Mayor Schaaf: “Defund the police went too far”

Ya think?

How come she didn’t see that years ago? I did. You did. What kept Libby’s blinders on or, more accurately, why did she keep them on herself? When Carroll Fife was running for City Council, in the Fall of 2020, proposing an outrageous assault on the Oakland Police Department, why didn’t Libby sound the alarm? Anyone could have seen the danger Fife posed to public safety. Why didn’t Libby have a press conference and say, “Don’t elect this crazy person.” It might have made a difference. We might still have Lynette McElhaney-Gibson, a fair-minded, responsible council member. Instead, we have this—well, you know. The Marjorie Taylor-Greene of Oakland.
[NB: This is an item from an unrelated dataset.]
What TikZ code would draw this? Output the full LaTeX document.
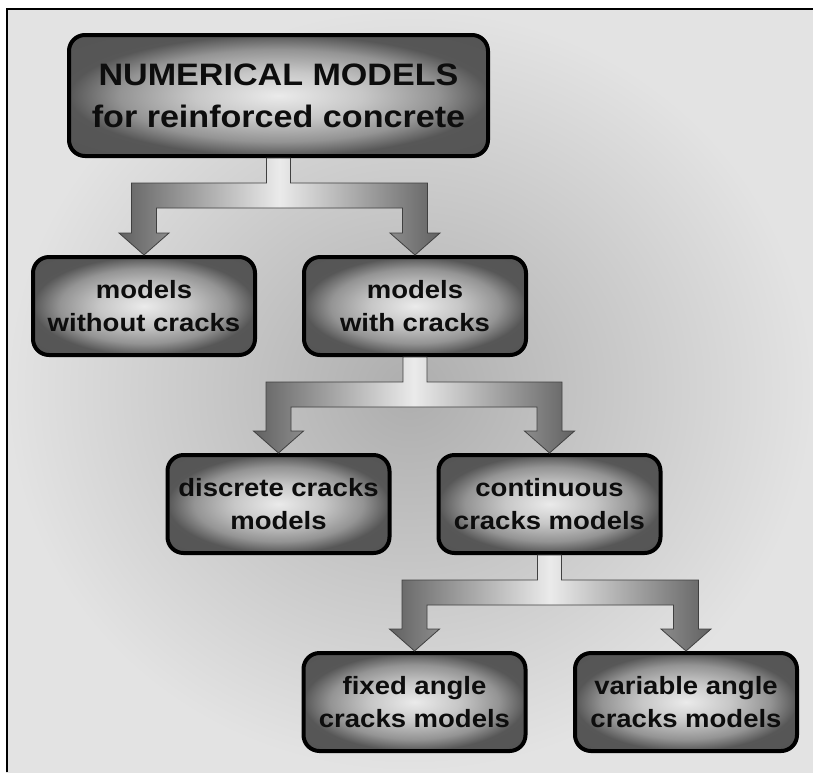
\documentclass[tikz,border=0pt]{standalone}
\usepackage{fontspec}
\setmainfont[FakeStretch=1.1]{Liberation Sans}
\usetikzlibrary{calc}
\pgfdeclareradialshading{boxglow}{\pgfpoint{0bp}{0bp}}{%
  color(0bp)=(black!8); color(10bp)=(black!22); color(19bp)=(black!42);
  color(25bp)=(black!66); color(50bp)=(black!68)}

\begin{document}
\begin{tikzpicture}[
    x=1pt, y=-1pt,
    box/.style={
      rectangle, draw=black, line width=4pt, rounded corners=16pt,
      shading=boxglow,
      minimum width=222pt, minimum height=98pt, align=center,
      font=\fontsize{25}{33}\selectfont\bfseries, text=black!95,
    },
    fork/.style={draw=black!75, line width=0.8pt,
      left color=black!62, right color=black!62, middle color=black!8},
  ]
  \useasboundingbox (0,0) rectangle (813,772);
  \fill[inner color=black!32, outer color=black!11] (6,8) rectangle (813,772);
  \draw[line width=2pt] (7,772) -- (7,9) -- (813,9);

  \node[
    box, minimum width=419pt, minimum height=121pt,
    font=\fontsize{31}{42}\selectfont\bfseries,
  ] (top) at (278.5,95.5) {NUMERICAL MODELS\\for reinforced concrete};

  \node[box] (woc) at (144,306) {models\\without cracks};
  \node[box] (wc) at (415,306) {models\\with cracks};
  \node[box] (disc) at (278.5,504) {discrete cracks\\models};
  \node[box] (cont) at (549.5,504) {continuous\\cracks models};
  \node[box] (fixed) at (414.5,702) {fixed angle\\cracks models};
  \node[box] (var) at (686,702) {variable angle\\cracks models};

  \foreach \from/\lft/\rgt in {top/woc/wc, wc/disc/cont, cont/fixed/var}
    \draw[fork] let \p1=(\from.south), \p2=(\lft.north), \p3=(\rgt.north) in
      (\x1-12pt,\y1) -- (\x1-12pt,\y1-25pt) -- (\x2-12.5pt,\y1-25pt)
      -- (\x2-12.5pt,\y2+22pt) -- (\x2-25pt,\y2+22pt) -- (\x2,\y2)
      -- (\x2+25pt,\y2+22pt) -- (\x2+12.5pt,\y2+22pt) -- (\x2+12.5pt,\y1-50pt)
      -- (\x3-12.5pt,\y1-50pt) -- (\x3-12.5pt,\y3+22pt) -- (\x3-25pt,\y3+22pt)
      -- (\x3,\y3) -- (\x3+25pt,\y3+22pt) -- (\x3+12.5pt,\y3+22pt)
      -- (\x3+12.5pt,\y1-25pt) -- (\x1+12pt,\y1-25pt) -- (\x1+12pt,\y1) -- cycle;
\end{tikzpicture}
\end{document}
Libby made her “went too far” comment to Politico, the national publication that reports on politics. It came during an interview about “the root causes of violent crime.” Libby acknowledged that the grotesque excesses of the “defund the police” rhetoric have led to cities across America, including Los Angeles and San Francisco, strengthening their police departments, in a backlash that anyone could have seen coming. But—with Libby Schaaf there’s always a “but”—she could not quite bring herself to condemn the defunders who “went too far,” radicals like Fife, Nikki Bas, Rebecca Kaplan and Cat Brooks. No, her criticism of them was oblique, a mere tut-tut, as if it were the phrase “defund the police” that was the problem, and not what that phrase actually means. Instead, Libby insisted that Oakland still needs to focus on “justice,” by which she means “racial justice,” by which she means addressing “income inequality, food insecurity [and] housing insecurity.”

Well, those things require money, and that is exactly why Fife, Kaplan et al. proposed “defund the police” in the first place: to take millions of dollars away from OPD and invest it in their pet schemes. And this is where Libby gets hoist on her own petard: In trying to have it both ways, she comes across simply as naïve and incoherent. Naïve, because she didn’t denounce “defund the police” the instant she heard it (as you and I did), and incoherent, because Fife, Kaplan et al. have at least an intellectually sound argument: as stupid as defunding the police might be, it is logically valid to suggest doing so and then investing the money into social services.

But Libby Schaaf’s position makes no sense at all. It’s like trying to have your cake and eat it, too: if I can paraphrase, it’s “Let’s not defund the police, but let’s take the money that we would have saved by defunding the police and invest it in social services.”

Confused? So am I. Look: Libby will be out of office after January, 2023, and presumably she will be looking for her next election (wherever that might be). With her record, she’ll have a tough time getting elected dogcatcher. Libby Schaaf is the mayor who let the “defund the police” rhetoric get too far without denouncing it. She is the mayor who invited the Bay Area’s homeless population to come to Oakland, and then was stunned when they did. She is the mayor who refused to clean up the camps before they got out of control. She is the mayor who presided over the most shocking crime wave in recent Oakland history. And by the way, she’s the mayor who lost two of Oakland’s major sports teams, the Raiders and the Warriors, and may be on the verge of losing its third and last, the Oakland A’s. Would you vote for her for anything?